Singapore's Casino Market: A Duopoly Under Pressure

JP Morgan highlights the concerning figures within Singapore's casino market, a duopoly dominated by RWS, owned by Genting Singapore, and Marina Bay Sands (MBS), owned by Las Vegas Sands. Despite similar levels of investment in infrastructure and facilities, the performance gap between the two is widening.

Marina Bay Sands Extends Its Lead

MBS reported a Q2 2025 EBITDA of S$1.0 billion (approximately US$778 million), a figure nearly equal to RWS's expected full-year 2025 earnings. The profit share disparity is stark, with MBS commanding 87% versus RWS's 13%.

Challenges and Future Prospects for RWS

Analysts attribute RWS's slump to ongoing non-gaming renovations under its RWS 2.0 development programme.
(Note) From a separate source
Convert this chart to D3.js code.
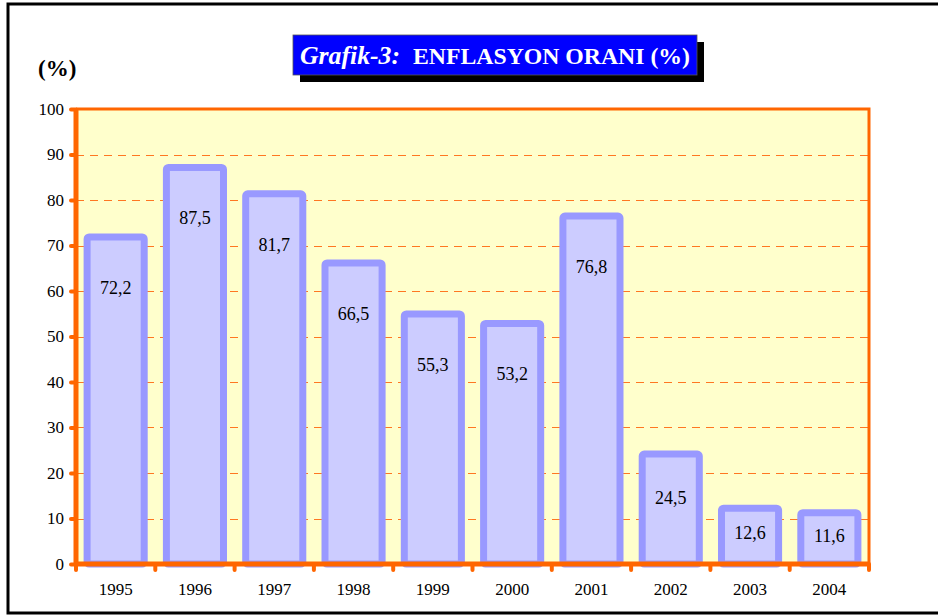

While these efforts aim to enhance long-term tourism and entertainment capacity, they have temporarily reduced visitor numbers and gaming revenue. A significant recovery is not anticipated until 2026, with the completion of new attractions like the Singapore Oceanarium and the luxury Laurus hotel.

Optimism Amidst Challenges

Maybank remains optimistic about RWS's future, citing the potential of the Laurus hotel to attract high-spending customers and leadership changes to drive new strategies. The situation underscores the importance of management agility and superior guest experiences in the competitive integrated resort market.